INFORMATION PROVIDED -
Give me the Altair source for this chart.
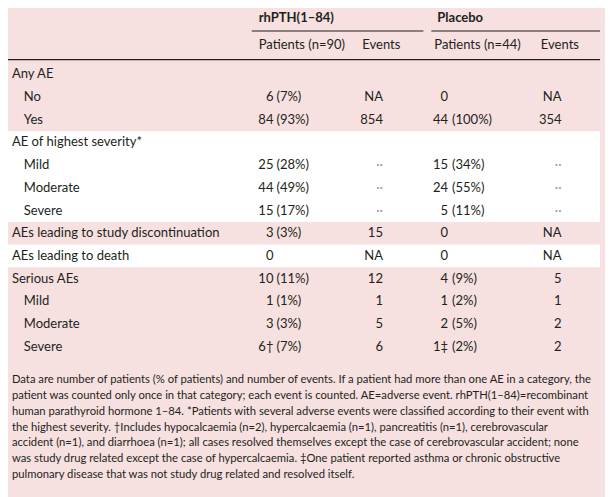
import altair as alt
import pandas as pd

# ---------------- data ----------------
group_headers = ["rhPTH(1–84)", "Placebo"]
col_headers = ["Patients (n=90)", "Events", "Patients (n=44)", "Events"]

labels = ["Any AE", "No", "Yes", "AE of highest severity*", "Mild", "Moderate", "Severe",
          "AEs leading to study discontinuation", "AEs leading to death", "Serious AEs",
          "Mild", "Moderate", "Severe"]
indent = [0, 1, 1, 0, 1, 1, 1, 0, 0, 0, 1, 1, 1]
rh_n = ["", "6", "84", "", "25", "44", "15", "3", "0", "10", "1", "3", "6†"]
rh_pct = ["", "(7%)", "(93%)", "", "(28%)", "(49%)", "(17%)", "(3%)", "", "(11%)", "(1%)", "(3%)", "(7%)"]
rh_ev = ["", "NA", "854", "", "··", "··", "··", "15", "NA", "12", "1", "5", "6"]
pl_n = ["", "0", "44", "", "15", "24", "5", "0", "0", "4", "1", "2", "1‡"]
pl_pct = ["", "", "(100%)", "", "(34%)", "(55%)", "(11%)", "", "", "(9%)", "(2%)", "(5%)", "(2%)"]
pl_ev = ["", "NA", "354", "", "··", "··", "··", "NA", "NA", "5", "1", "2", "2"]
white_rows = [[3, 6], [8, 8]]

footnote = [
    "Data are number of patients (% of patients) and number of events. If a patient had more than one AE in a category, the",
    "patient was counted only once in that category; each event is counted. AE=adverse event. rhPTH(1–84)=recombinant",
    "human parathyroid hormone 1–84. *Patients with several adverse events were classified according to their event with",
    "the highest severity. †Includes hypocalcaemia (n=2), hypercalcaemia (n=1), pancreatitis (n=1), cerebrovascular",
    "accident (n=1), and diarrhoea (n=1); all cases resolved themselves except the case of cerebrovascular accident; none",
    "was study drug related except the case of hypercalcaemia. ‡One patient reported asthma or chronic obstructive",
    "pulmonary disease that was not study drug related and resolved itself.",
]

# ---------------- layout ----------------
W, H = 605, 489
PINK = "#f6e1e0"
INK = "#231f20"
FONT = "Lato"
FS = 13.2
FS_NOTE = 11.4

ROW0, ROWSTEP = 72, 23
NOTE0, NOTESTEP = 382, 16
HDR1_Y, HDR2_Y = 15, 42

def row_y(i):
    return ROW0 + ROWSTEP * i

X_LABEL, X_INDENT = 12, 24
X_RH_N, X_RH_P, X_RH_E = 277, 280, 388
X_PL_N, X_PL_P, X_PL_E = 454, 458, 569

xs = alt.Scale(domain=[8, 8 + W], range=[0, W], nice=False, zero=False)
ys = alt.Scale(domain=[8, 8 + H], range=[0, H], nice=False, zero=False)

def X(f):
    return alt.X(f, type="quantitative", scale=xs, axis=None)

def Y(f):
    return alt.Y(f, type="quantitative", scale=ys, axis=None)

# bands
bands = pd.DataFrame([
    {"x": 6, "x2": 608, "y": row_y(a) - ROWSTEP / 2, "y2": row_y(b) + ROWSTEP / 2}
    for a, b in white_rows
])
band_layer = alt.Chart(bands).mark_rect(color="white").encode(
    x=X("x"), x2="x2", y=Y("y"), y2="y2")

# rules
rules = pd.DataFrame([
    {"x": 255, "x2": 429, "y": 28},
    {"x": 437, "x2": 608, "y": 28},
    {"x": 6, "x2": 608, "y": 57},
])
rule_layer = alt.Chart(rules).mark_rule(color=INK, strokeWidth=1.2).encode(
    x=X("x"), x2="x2", y=Y("y"))

# texts
left_rows, right_rows, gray_rows = [], [], []
for i, lab in enumerate(labels):
    y = row_y(i)
    left_rows.append({"x": X_INDENT if indent[i] else X_LABEL, "y": y, "t": lab})
    for val, xr in ((rh_n[i], X_RH_N), (pl_n[i], X_PL_N)):
        if val:
            right_rows.append({"x": xr, "y": y, "t": val})
    for val, xl in ((rh_pct[i], X_RH_P), (pl_pct[i], X_PL_P)):
        if val:
            left_rows.append({"x": xl, "y": y, "t": val})
    for val, xr in ((rh_ev[i], X_RH_E), (pl_ev[i], X_PL_E)):
        if val == "··":
            gray_rows.append({"x": xr, "y": y, "t": val})
        elif val:
            right_rows.append({"x": xr, "y": y, "t": val})

left_rows += [
    {"x": 262, "y": HDR2_Y, "t": col_headers[0]},
    {"x": 367, "y": HDR2_Y, "t": col_headers[1]},
    {"x": 440, "y": HDR2_Y, "t": col_headers[2]},
    {"x": 548, "y": HDR2_Y, "t": col_headers[3]},
]
bold_rows = [
    {"x": 262, "y": HDR1_Y, "t": group_headers[0]},
    {"x": 443, "y": HDR1_Y, "t": group_headers[1]},
]
note_rows = [{"x": X_LABEL, "y": NOTE0 + NOTESTEP * j, "t": s} for j, s in enumerate(footnote)]

def text_layer(rows, align="left", size=FS, weight="normal", color=INK):
    return alt.Chart(pd.DataFrame(rows)).mark_text(
        align=align, baseline="middle", font=FONT, fontSize=size,
        fontWeight=weight, color=color
    ).encode(x=X("x"), y=Y("y"), text="t:N")

chart = alt.layer(
    band_layer,
    rule_layer,
    text_layer(left_rows),
    text_layer(right_rows, align="right"),
    text_layer(gray_rows, align="right", color="#9a9a9a"),
    text_layer(bold_rows, weight="bold"),
    text_layer(note_rows, size=FS_NOTE),
).properties(
    width=W, height=H, background=PINK, padding=0,
    autosize=alt.AutoSizeParams(type="none"),
).configure_view(stroke=None)

chart.save("out.html", embed_options={"renderer": "svg", "actions": False})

WORK TO COMPLETE -
Quote everything in the listing above exactly; pictures are the only thing to omit.

EXERCISE ANSWER -
Give me the Altair source for this chart.
import altair as alt
import pandas as pd

# ---------------- data ----------------
group_headers = ["rhPTH(1–84)", "Placebo"]
col_headers = ["Patients (n=90)", "Events", "Patients (n=44)", "Events"]

labels = ["Any AE", "No", "Yes", "AE of highest severity*", "Mild", "Moderate", "Severe",
          "AEs leading to study discontinuation", "AEs leading to death", "Serious AEs",
          "Mild", "Moderate", "Severe"]
indent = [0, 1, 1, 0, 1, 1, 1, 0, 0, 0, 1, 1, 1]
rh_n = ["", "6", "84", "", "25", "44", "15", "3", "0", "10", "1", "3", "6†"]
rh_pct = ["", "(7%)", "(93%)", "", "(28%)", "(49%)", "(17%)", "(3%)", "", "(11%)", "(1%)", "(3%)", "(7%)"]
rh_ev = ["", "NA", "854", "", "··", "··", "··", "15", "NA", "12", "1", "5", "6"]
pl_n = ["", "0", "44", "", "15", "24", "5", "0", "0", "4", "1", "2", "1‡"]
pl_pct = ["", "", "(100%)", "", "(34%)", "(55%)", "(11%)", "", "", "(9%)", "(2%)", "(5%)", "(2%)"]
pl_ev = ["", "NA", "354", "", "··", "··", "··", "NA", "NA", "5", "1", "2", "2"]
white_rows = [[3, 6], [8, 8]]

footnote = [
    "Data are number of patients (% of patients) and number of events. If a patient had more than one AE in a category, the",
    "patient was counted only once in that category; each event is counted. AE=adverse event. rhPTH(1–84)=recombinant",
    "human parathyroid hormone 1–84. *Patients with several adverse events were classified according to their event with",
    "the highest severity. †Includes hypocalcaemia (n=2), hypercalcaemia (n=1), pancreatitis (n=1), cerebrovascular",
    "accident (n=1), and diarrhoea (n=1); all cases resolved themselves except the case of cerebrovascular accident; none",
    "was study drug related except the case of hypercalcaemia. ‡One patient reported asthma or chronic obstructive",
    "pulmonary disease that was not study drug related and resolved itself.",
]

# ---------------- layout ----------------
W, H = 605, 489
PINK = "#f6e1e0"
INK = "#231f20"
FONT = "Lato"
FS = 13.2
FS_NOTE = 11.4

ROW0, ROWSTEP = 72, 23
NOTE0, NOTESTEP = 382, 16
HDR1_Y, HDR2_Y = 15, 42

def row_y(i):
    return ROW0 + ROWSTEP * i

X_LABEL, X_INDENT = 12, 24
X_RH_N, X_RH_P, X_RH_E = 277, 280, 388
X_PL_N, X_PL_P, X_PL_E = 454, 458, 569

xs = alt.Scale(domain=[8, 8 + W], range=[0, W], nice=False, zero=False)
ys = alt.Scale(domain=[8, 8 + H], range=[0, H], nice=False, zero=False)

def X(f):
    return alt.X(f, type="quantitative", scale=xs, axis=None)

def Y(f):
    return alt.Y(f, type="quantitative", scale=ys, axis=None)

# bands
bands = pd.DataFrame([
    {"x": 6, "x2": 608, "y": row_y(a) - ROWSTEP / 2, "y2": row_y(b) + ROWSTEP / 2}
    for a, b in white_rows
])
band_layer = alt.Chart(bands).mark_rect(color="white").encode(
    x=X("x"), x2="x2", y=Y("y"), y2="y2")

# rules
rules = pd.DataFrame([
    {"x": 255, "x2": 429, "y": 28},
    {"x": 437, "x2": 608, "y": 28},
    {"x": 6, "x2": 608, "y": 57},
])
rule_layer = alt.Chart(rules).mark_rule(color=INK, strokeWidth=1.2).encode(
    x=X("x"), x2="x2", y=Y("y"))

# texts
left_rows, right_rows, gray_rows = [], [], []
for i, lab in enumerate(labels):
    y = row_y(i)
    left_rows.append({"x": X_INDENT if indent[i] else X_LABEL, "y": y, "t": lab})
    for val, xr in ((rh_n[i], X_RH_N), (pl_n[i], X_PL_N)):
        if val:
            right_rows.append({"x": xr, "y": y, "t": val})
    for val, xl in ((rh_pct[i], X_RH_P), (pl_pct[i], X_PL_P)):
        if val:
            left_rows.append({"x": xl, "y": y, "t": val})
    for val, xr in ((rh_ev[i], X_RH_E), (pl_ev[i], X_PL_E)):
        if val == "··":
            gray_rows.append({"x": xr, "y": y, "t": val})
        elif val:
            right_rows.append({"x": xr, "y": y, "t": val})

left_rows += [
    {"x": 262, "y": HDR2_Y, "t": col_headers[0]},
    {"x": 367, "y": HDR2_Y, "t": col_headers[1]},
    {"x": 440, "y": HDR2_Y, "t": col_headers[2]},
    {"x": 548, "y": HDR2_Y, "t": col_headers[3]},
]
bold_rows = [
    {"x": 262, "y": HDR1_Y, "t": group_headers[0]},
    {"x": 443, "y": HDR1_Y, "t": group_headers[1]},
]
note_rows = [{"x": X_LABEL, "y": NOTE0 + NOTESTEP * j, "t": s} for j, s in enumerate(footnote)]

def text_layer(rows, align="left", size=FS, weight="normal", color=INK):
    return alt.Chart(pd.DataFrame(rows)).mark_text(
        align=align, baseline="middle", font=FONT, fontSize=size,
        fontWeight=weight, color=color
    ).encode(x=X("x"), y=Y("y"), text="t:N")

chart = alt.layer(
    band_layer,
    rule_layer,
    text_layer(left_rows),
    text_layer(right_rows, align="right"),
    text_layer(gray_rows, align="right", color="#9a9a9a"),
    text_layer(bold_rows, weight="bold"),
    text_layer(note_rows, size=FS_NOTE),
).properties(
    width=W, height=H, background=PINK, padding=0,
    autosize=alt.AutoSizeParams(type="none"),
).configure_view(stroke=None)

chart.save("out.html", embed_options={"renderer": "svg", "actions": False})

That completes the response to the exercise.